Claude Code Gets a Built-In Browser - Read Docs, Click Through Designs, Test Sites Without Leaving Your Editor
Anthropic added a sandboxed in-app browser to Claude Code on desktop today - the day after OpenAI shut down its own standalone AI browser, Atlas.
Claude Code in-app browser launched on desktop today, giving Claude the ability to pull up any site - docs, designs, staging environments, live URLs - read it, click through it, and interact with it the same way it handles local dev servers. Anthropic's @ClaudeDevs account announced the feature on July 10 with 1.8 million views inside hours. One day after OpenAI shut down its standalone AI browser Atlas, Anthropic shipped browser capabilities directly into Claude Code.
What the Browser Does - and What It Deliberately Does Not Do
The browser runs as a pane inside Claude Code on desktop. Claude can open any URL, read the page, navigate links, click interactive elements, and test behavior - all without the developer switching windows. Anthropic's documentation describes the shortcut as Ctrl+Shift+B on Windows and Cmd+Shift+B on Mac.
Sandboxing is the key design decision. The in-app browser runs a clean profile with no saved logins, no cookies from your personal browser, and no browsing history. Developers choose whether sessions persist between runs. For reading docs, checking a design in Figma, or testing an app against a public endpoint, that isolation is the right default. Anthropic drew a clear line in its documentation: "When you want Claude to act as you in your logged-in sessions, use the Claude in Chrome extension instead, which shares your browser's login state." Two tools. Different trust levels. Different contexts.

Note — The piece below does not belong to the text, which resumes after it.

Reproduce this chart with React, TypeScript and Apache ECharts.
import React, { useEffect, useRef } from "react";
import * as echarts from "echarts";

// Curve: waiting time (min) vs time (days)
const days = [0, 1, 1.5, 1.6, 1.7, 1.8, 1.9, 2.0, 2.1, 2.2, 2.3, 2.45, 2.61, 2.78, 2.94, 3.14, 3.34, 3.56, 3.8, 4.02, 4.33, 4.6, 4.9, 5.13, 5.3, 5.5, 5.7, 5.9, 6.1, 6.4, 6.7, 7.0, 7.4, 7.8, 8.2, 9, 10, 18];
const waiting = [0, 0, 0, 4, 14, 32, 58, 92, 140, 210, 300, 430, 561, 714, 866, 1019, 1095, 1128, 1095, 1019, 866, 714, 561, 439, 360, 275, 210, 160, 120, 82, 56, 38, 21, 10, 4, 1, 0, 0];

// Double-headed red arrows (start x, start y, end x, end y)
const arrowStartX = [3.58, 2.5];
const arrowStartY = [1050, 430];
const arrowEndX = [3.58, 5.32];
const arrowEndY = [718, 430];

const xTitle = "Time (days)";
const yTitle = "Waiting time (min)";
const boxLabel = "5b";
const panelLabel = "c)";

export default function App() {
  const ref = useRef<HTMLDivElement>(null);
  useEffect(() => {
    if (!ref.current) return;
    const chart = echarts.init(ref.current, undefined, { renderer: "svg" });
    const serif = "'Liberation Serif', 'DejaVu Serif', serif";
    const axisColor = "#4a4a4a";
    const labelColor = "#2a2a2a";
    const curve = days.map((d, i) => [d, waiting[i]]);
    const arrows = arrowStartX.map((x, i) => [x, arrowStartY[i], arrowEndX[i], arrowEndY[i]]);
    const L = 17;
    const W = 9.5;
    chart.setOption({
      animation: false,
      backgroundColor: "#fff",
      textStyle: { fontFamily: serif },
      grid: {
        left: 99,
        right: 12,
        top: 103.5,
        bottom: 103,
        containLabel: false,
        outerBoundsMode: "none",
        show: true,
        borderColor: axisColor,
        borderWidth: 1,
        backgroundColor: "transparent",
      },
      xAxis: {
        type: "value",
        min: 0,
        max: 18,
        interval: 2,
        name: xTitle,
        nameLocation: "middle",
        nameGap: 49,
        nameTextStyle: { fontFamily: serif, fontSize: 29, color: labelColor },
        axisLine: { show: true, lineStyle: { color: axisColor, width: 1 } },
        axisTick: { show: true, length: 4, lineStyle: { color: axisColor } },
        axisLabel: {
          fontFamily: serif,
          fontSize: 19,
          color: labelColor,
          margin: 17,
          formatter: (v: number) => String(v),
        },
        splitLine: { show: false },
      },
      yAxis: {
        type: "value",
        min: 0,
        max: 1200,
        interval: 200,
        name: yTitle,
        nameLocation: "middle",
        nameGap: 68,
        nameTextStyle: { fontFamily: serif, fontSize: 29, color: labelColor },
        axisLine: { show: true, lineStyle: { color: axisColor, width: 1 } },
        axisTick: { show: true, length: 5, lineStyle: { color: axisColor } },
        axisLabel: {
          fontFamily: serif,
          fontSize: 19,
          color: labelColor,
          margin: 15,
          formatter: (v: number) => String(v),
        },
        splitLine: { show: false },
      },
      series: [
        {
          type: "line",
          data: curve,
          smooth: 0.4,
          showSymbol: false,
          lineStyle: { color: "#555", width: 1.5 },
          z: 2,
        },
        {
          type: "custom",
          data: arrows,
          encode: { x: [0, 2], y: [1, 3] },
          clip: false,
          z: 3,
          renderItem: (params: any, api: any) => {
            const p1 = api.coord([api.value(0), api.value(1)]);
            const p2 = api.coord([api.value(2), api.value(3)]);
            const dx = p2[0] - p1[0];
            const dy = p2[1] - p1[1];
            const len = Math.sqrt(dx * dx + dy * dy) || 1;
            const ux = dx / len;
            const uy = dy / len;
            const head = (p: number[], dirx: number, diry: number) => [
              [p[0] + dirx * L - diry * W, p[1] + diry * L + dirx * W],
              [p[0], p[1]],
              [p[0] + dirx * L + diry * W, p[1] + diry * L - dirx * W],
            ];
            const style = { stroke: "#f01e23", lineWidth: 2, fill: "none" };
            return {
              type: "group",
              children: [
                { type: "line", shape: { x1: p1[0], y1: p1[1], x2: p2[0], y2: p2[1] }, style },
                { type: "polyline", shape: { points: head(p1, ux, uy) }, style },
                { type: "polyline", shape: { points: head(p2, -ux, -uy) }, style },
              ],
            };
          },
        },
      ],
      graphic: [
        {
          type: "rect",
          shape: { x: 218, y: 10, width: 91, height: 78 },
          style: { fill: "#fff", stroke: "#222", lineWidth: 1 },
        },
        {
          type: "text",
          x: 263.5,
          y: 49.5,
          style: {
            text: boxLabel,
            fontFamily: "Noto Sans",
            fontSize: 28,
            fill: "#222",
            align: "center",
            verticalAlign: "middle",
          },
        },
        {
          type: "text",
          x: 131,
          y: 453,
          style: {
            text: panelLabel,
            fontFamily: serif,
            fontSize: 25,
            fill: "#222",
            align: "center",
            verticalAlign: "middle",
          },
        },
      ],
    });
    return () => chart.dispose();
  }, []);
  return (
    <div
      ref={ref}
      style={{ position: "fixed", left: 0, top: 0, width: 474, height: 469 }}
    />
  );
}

The Opposite Architectural Bet from OpenAI
July 9 and July 10 produced mirror-image announcements from the two biggest AI coding players. OpenAI shut down Atlas - the AI-first standalone browser it launched in October 2025 - after less than nine months. OpenAI's conclusion: the browser is a feature, not a destination. So it folded agentic browsing into ChatGPT's desktop app and a new Chrome extension that competes directly with Google's Gemini Side Panel.

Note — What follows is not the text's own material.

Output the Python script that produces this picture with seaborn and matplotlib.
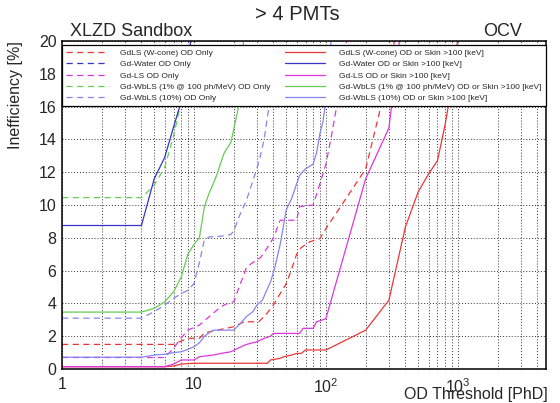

Anthropic went the other direction. Rather than extending an existing browser, Anthropic put a browser inside the coding tool. The bet is that developers want web context to stay in the same environment where they write and run code - not in a parallel Chrome tab or a separate app. Both decisions are defensible. OpenAI is distributing its browser reach across the platforms developers already use. Anthropic is deepening the environment developers already spend hours in. Claude Code's agentic architecture - designing loops rather than one-shot prompts - benefits from having web access inline rather than as a hand-off step.
Anthropic also has a Claude in Chrome extension for cases where Claude needs to act inside a user's authenticated browser session. That covers the logged-in-account use case OpenAI is targeting with its new Chrome extension. Between the in-app browser and the Chrome extension, Claude Cowork, and Claude Code itself, Anthropic now covers nearly every place a developer touches code or context during a working session.
Whether the sandboxed in-app approach or the Chrome-extension approach gets more daily use is the open question. Developers who run Claude Code as their primary workspace will reach for the browser pane. Developers who live in Chrome will reach for the extension. Anthropic's announcement suggesting you choose your tool based on whether you need your login state is probably the most honest framing either company has offered so far.